Xue Qiwen, 43, in her Shanghai apartment, decorated with furniture from her favorite brand, Versace, 2005. © Lauren Greenfield

A larger context of class, elitism, and exclusivity is explored on the lower level of the two floor exhibition space, bringing to mind themes found in great works of Western literature like The Great Gatsby. Greenfield’s contemporary context invites viewers to explore social class and appearance as it exists today, across cultures of the wealthy elite; the nouveau riche, or newly-rich; and the working class.

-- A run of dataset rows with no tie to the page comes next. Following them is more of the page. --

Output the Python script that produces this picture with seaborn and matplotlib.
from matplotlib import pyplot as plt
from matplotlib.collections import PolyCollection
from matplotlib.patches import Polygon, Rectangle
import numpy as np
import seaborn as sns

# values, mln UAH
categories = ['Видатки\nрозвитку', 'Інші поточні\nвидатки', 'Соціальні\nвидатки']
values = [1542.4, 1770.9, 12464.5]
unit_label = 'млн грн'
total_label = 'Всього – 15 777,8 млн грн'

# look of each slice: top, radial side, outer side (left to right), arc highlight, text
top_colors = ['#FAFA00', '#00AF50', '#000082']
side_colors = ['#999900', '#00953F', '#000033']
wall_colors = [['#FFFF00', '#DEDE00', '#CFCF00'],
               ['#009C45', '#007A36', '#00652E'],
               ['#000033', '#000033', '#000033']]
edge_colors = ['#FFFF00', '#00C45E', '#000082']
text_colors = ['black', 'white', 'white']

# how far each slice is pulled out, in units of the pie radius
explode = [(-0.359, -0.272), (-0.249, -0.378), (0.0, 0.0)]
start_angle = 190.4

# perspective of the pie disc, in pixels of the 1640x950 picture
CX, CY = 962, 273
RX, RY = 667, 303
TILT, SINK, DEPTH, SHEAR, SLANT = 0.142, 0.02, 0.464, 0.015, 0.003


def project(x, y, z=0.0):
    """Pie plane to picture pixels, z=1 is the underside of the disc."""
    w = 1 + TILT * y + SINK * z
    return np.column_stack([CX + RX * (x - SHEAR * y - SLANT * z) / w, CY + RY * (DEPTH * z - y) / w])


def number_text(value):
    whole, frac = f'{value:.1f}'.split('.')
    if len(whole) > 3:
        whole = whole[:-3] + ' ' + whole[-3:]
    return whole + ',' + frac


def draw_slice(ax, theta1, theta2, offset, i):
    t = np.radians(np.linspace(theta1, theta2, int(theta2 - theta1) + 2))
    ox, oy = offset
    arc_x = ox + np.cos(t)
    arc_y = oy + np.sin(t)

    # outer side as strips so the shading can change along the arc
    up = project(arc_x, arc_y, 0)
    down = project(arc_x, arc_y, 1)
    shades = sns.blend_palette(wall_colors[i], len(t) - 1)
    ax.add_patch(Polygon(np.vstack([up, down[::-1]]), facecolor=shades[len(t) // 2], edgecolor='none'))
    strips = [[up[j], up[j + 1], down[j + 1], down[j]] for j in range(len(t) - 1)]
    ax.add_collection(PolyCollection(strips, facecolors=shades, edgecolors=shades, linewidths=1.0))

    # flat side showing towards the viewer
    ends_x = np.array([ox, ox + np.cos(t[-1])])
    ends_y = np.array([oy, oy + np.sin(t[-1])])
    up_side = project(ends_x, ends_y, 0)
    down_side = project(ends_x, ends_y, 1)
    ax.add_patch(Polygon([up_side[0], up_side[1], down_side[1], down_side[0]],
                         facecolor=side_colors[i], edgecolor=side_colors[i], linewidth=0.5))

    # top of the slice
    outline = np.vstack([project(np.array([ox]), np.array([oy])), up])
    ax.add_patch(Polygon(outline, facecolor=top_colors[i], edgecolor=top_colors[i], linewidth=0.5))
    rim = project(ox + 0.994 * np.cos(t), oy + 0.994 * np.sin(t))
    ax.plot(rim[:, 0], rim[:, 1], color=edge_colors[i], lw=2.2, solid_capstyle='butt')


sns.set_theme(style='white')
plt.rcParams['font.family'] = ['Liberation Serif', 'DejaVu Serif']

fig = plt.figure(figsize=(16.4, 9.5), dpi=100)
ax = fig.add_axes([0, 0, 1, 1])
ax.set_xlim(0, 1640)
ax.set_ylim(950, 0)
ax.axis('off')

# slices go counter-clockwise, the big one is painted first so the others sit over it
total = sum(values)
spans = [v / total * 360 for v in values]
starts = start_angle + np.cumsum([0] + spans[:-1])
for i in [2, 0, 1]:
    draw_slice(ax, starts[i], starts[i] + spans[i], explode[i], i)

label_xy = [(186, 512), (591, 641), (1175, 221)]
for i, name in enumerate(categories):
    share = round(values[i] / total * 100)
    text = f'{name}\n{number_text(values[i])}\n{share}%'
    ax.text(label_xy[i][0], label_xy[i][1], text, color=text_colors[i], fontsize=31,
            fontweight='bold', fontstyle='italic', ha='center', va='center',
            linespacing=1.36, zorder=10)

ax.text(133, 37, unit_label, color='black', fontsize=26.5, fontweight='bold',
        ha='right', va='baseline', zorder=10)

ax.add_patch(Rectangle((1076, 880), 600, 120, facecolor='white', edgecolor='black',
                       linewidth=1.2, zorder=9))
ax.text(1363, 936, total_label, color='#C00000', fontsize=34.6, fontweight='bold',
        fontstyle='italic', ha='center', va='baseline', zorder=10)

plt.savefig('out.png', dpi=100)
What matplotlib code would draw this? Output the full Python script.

Film director and producer Brett Ratner (right), 29, and Russell Simmons, 41, a businessman and cofounder of hip-hop label Def Jam, at L’Iguane restaurant, St. Barts, 1998. Few establishments on the island accepted credit cards, and visitors often carried large amounts of cash. © Lauren Greenfield

It is important to note that the photographs, shot in Greenfield’s signature style of aggressive, up close and personal flash photography, are inextricably linked to the interviews and conversations included in the project. The more one reads or listens, a walk through of the exhibition can become increasingly shocking, disturbing and obscene. However, more often than not, viewers will probably see a reflection of themselves in the mindset Greenfield boldly unveils. At the very least, the exhibitions is a call to action that asks viewers to examine the changing nature of the American Dream.

Generation Wealth by Lauren Greenfield is on view at the International Center of Photography through January 7, 2018.